**STORED DATA**:
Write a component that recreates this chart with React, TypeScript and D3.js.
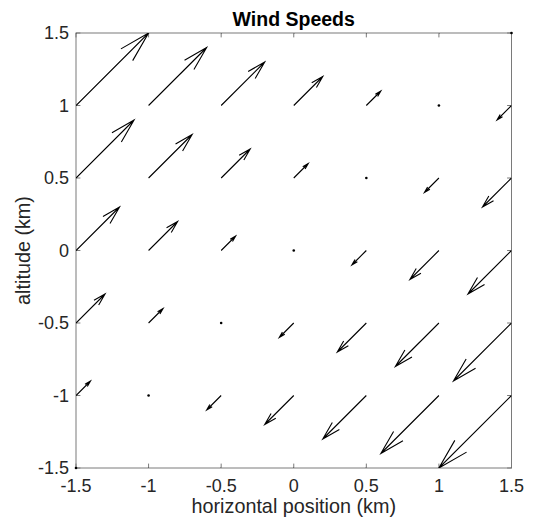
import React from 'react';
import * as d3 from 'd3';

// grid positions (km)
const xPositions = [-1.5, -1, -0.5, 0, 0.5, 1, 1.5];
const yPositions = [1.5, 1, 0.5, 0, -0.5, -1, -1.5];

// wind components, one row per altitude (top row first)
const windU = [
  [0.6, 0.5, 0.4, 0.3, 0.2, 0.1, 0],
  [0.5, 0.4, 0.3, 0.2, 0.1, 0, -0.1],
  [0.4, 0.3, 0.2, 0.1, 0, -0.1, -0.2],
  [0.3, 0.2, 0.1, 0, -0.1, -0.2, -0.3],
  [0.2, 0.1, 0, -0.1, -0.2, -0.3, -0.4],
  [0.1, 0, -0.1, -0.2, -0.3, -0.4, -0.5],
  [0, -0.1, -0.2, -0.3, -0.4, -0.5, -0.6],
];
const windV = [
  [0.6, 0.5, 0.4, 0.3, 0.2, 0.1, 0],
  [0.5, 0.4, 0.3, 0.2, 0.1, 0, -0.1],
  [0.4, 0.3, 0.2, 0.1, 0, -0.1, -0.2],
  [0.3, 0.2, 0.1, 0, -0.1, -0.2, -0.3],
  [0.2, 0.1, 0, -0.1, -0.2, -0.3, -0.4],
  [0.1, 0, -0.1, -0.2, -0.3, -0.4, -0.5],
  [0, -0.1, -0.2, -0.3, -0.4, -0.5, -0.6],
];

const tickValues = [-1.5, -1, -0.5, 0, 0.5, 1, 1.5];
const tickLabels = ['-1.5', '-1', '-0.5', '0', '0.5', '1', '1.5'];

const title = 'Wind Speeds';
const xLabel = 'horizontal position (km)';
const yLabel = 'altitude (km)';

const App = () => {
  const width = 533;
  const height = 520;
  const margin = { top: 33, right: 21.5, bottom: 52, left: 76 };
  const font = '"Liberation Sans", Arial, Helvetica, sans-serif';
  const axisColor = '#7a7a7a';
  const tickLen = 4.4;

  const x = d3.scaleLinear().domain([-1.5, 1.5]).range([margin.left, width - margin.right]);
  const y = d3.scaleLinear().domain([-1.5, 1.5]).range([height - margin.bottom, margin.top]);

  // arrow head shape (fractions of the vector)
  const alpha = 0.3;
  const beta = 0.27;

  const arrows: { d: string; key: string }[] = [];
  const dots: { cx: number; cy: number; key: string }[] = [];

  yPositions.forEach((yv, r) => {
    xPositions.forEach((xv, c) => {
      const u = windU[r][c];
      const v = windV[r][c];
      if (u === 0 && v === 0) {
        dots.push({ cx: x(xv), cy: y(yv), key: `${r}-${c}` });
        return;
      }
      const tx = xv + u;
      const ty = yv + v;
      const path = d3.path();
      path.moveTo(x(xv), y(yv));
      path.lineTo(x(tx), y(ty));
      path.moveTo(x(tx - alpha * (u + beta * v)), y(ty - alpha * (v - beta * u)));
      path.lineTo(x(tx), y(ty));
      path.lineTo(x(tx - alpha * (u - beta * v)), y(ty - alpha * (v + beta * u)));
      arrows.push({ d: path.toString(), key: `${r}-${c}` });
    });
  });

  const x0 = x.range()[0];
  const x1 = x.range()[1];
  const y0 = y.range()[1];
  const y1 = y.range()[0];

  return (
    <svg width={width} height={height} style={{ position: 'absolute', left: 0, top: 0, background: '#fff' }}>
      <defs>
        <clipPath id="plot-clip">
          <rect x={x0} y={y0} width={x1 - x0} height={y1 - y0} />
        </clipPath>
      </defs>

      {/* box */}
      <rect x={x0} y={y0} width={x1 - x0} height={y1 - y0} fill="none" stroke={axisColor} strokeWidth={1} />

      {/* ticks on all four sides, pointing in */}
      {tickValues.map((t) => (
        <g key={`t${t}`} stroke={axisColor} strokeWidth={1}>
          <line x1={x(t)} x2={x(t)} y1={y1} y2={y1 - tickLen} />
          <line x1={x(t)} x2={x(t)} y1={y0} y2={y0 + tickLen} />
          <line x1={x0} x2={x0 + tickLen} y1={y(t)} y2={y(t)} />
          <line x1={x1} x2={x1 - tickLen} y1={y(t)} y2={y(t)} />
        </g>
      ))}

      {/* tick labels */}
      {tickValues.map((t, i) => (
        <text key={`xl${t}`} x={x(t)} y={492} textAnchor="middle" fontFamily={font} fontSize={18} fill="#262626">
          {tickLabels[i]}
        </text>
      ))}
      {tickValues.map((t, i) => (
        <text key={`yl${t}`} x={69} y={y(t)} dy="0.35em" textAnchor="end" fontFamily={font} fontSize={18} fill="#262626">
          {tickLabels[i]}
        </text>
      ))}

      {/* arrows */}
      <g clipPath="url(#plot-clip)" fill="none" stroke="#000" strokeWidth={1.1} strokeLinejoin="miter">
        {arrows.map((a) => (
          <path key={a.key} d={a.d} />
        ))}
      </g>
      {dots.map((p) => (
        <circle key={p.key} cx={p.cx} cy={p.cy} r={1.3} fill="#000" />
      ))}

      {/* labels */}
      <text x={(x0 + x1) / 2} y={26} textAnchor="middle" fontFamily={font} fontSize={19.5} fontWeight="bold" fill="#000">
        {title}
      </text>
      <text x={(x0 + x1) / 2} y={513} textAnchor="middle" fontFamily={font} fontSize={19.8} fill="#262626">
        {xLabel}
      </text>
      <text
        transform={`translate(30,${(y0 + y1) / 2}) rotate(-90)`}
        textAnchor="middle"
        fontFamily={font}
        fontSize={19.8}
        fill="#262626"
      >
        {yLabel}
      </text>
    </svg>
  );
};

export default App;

**YOUR GOAL**: Transcribe the full listing above exactly, with the images removed.

**EXERCISE ANSWER**:
Write a component that recreates this chart with React, TypeScript and D3.js.
import React from 'react';
import * as d3 from 'd3';

// grid positions (km)
const xPositions = [-1.5, -1, -0.5, 0, 0.5, 1, 1.5];
const yPositions = [1.5, 1, 0.5, 0, -0.5, -1, -1.5];

// wind components, one row per altitude (top row first)
const windU = [
  [0.6, 0.5, 0.4, 0.3, 0.2, 0.1, 0],
  [0.5, 0.4, 0.3, 0.2, 0.1, 0, -0.1],
  [0.4, 0.3, 0.2, 0.1, 0, -0.1, -0.2],
  [0.3, 0.2, 0.1, 0, -0.1, -0.2, -0.3],
  [0.2, 0.1, 0, -0.1, -0.2, -0.3, -0.4],
  [0.1, 0, -0.1, -0.2, -0.3, -0.4, -0.5],
  [0, -0.1, -0.2, -0.3, -0.4, -0.5, -0.6],
];
const windV = [
  [0.6, 0.5, 0.4, 0.3, 0.2, 0.1, 0],
  [0.5, 0.4, 0.3, 0.2, 0.1, 0, -0.1],
  [0.4, 0.3, 0.2, 0.1, 0, -0.1, -0.2],
  [0.3, 0.2, 0.1, 0, -0.1, -0.2, -0.3],
  [0.2, 0.1, 0, -0.1, -0.2, -0.3, -0.4],
  [0.1, 0, -0.1, -0.2, -0.3, -0.4, -0.5],
  [0, -0.1, -0.2, -0.3, -0.4, -0.5, -0.6],
];

const tickValues = [-1.5, -1, -0.5, 0, 0.5, 1, 1.5];
const tickLabels = ['-1.5', '-1', '-0.5', '0', '0.5', '1', '1.5'];

const title = 'Wind Speeds';
const xLabel = 'horizontal position (km)';
const yLabel = 'altitude (km)';

const App = () => {
  const width = 533;
  const height = 520;
  const margin = { top: 33, right: 21.5, bottom: 52, left: 76 };
  const font = '"Liberation Sans", Arial, Helvetica, sans-serif';
  const axisColor = '#7a7a7a';
  const tickLen = 4.4;

  const x = d3.scaleLinear().domain([-1.5, 1.5]).range([margin.left, width - margin.right]);
  const y = d3.scaleLinear().domain([-1.5, 1.5]).range([height - margin.bottom, margin.top]);

  // arrow head shape (fractions of the vector)
  const alpha = 0.3;
  const beta = 0.27;

  const arrows: { d: string; key: string }[] = [];
  const dots: { cx: number; cy: number; key: string }[] = [];

  yPositions.forEach((yv, r) => {
    xPositions.forEach((xv, c) => {
      const u = windU[r][c];
      const v = windV[r][c];
      if (u === 0 && v === 0) {
        dots.push({ cx: x(xv), cy: y(yv), key: `${r}-${c}` });
        return;
      }
      const tx = xv + u;
      const ty = yv + v;
      const path = d3.path();
      path.moveTo(x(xv), y(yv));
      path.lineTo(x(tx), y(ty));
      path.moveTo(x(tx - alpha * (u + beta * v)), y(ty - alpha * (v - beta * u)));
      path.lineTo(x(tx), y(ty));
      path.lineTo(x(tx - alpha * (u - beta * v)), y(ty - alpha * (v + beta * u)));
      arrows.push({ d: path.toString(), key: `${r}-${c}` });
    });
  });

  const x0 = x.range()[0];
  const x1 = x.range()[1];
  const y0 = y.range()[1];
  const y1 = y.range()[0];

  return (
    <svg width={width} height={height} style={{ position: 'absolute', left: 0, top: 0, background: '#fff' }}>
      <defs>
        <clipPath id="plot-clip">
          <rect x={x0} y={y0} width={x1 - x0} height={y1 - y0} />
        </clipPath>
      </defs>

      {/* box */}
      <rect x={x0} y={y0} width={x1 - x0} height={y1 - y0} fill="none" stroke={axisColor} strokeWidth={1} />

      {/* ticks on all four sides, pointing in */}
      {tickValues.map((t) => (
        <g key={`t${t}`} stroke={axisColor} strokeWidth={1}>
          <line x1={x(t)} x2={x(t)} y1={y1} y2={y1 - tickLen} />
          <line x1={x(t)} x2={x(t)} y1={y0} y2={y0 + tickLen} />
          <line x1={x0} x2={x0 + tickLen} y1={y(t)} y2={y(t)} />
          <line x1={x1} x2={x1 - tickLen} y1={y(t)} y2={y(t)} />
        </g>
      ))}

      {/* tick labels */}
      {tickValues.map((t, i) => (
        <text key={`xl${t}`} x={x(t)} y={492} textAnchor="middle" fontFamily={font} fontSize={18} fill="#262626">
          {tickLabels[i]}
        </text>
      ))}
      {tickValues.map((t, i) => (
        <text key={`yl${t}`} x={69} y={y(t)} dy="0.35em" textAnchor="end" fontFamily={font} fontSize={18} fill="#262626">
          {tickLabels[i]}
        </text>
      ))}

      {/* arrows */}
      <g clipPath="url(#plot-clip)" fill="none" stroke="#000" strokeWidth={1.1} strokeLinejoin="miter">
        {arrows.map((a) => (
          <path key={a.key} d={a.d} />
        ))}
      </g>
      {dots.map((p) => (
        <circle key={p.key} cx={p.cx} cy={p.cy} r={1.3} fill="#000" />
      ))}

      {/* labels */}
      <text x={(x0 + x1) / 2} y={26} textAnchor="middle" fontFamily={font} fontSize={19.5} fontWeight="bold" fill="#000">
        {title}
      </text>
      <text x={(x0 + x1) / 2} y={513} textAnchor="middle" fontFamily={font} fontSize={19.8} fill="#262626">
        {xLabel}
      </text>
      <text
        transform={`translate(30,${(y0 + y1) / 2}) rotate(-90)`}
        textAnchor="middle"
        fontFamily={font}
        fontSize={19.8}
        fill="#262626"
      >
        {yLabel}
      </text>
    </svg>
  );
};

export default App;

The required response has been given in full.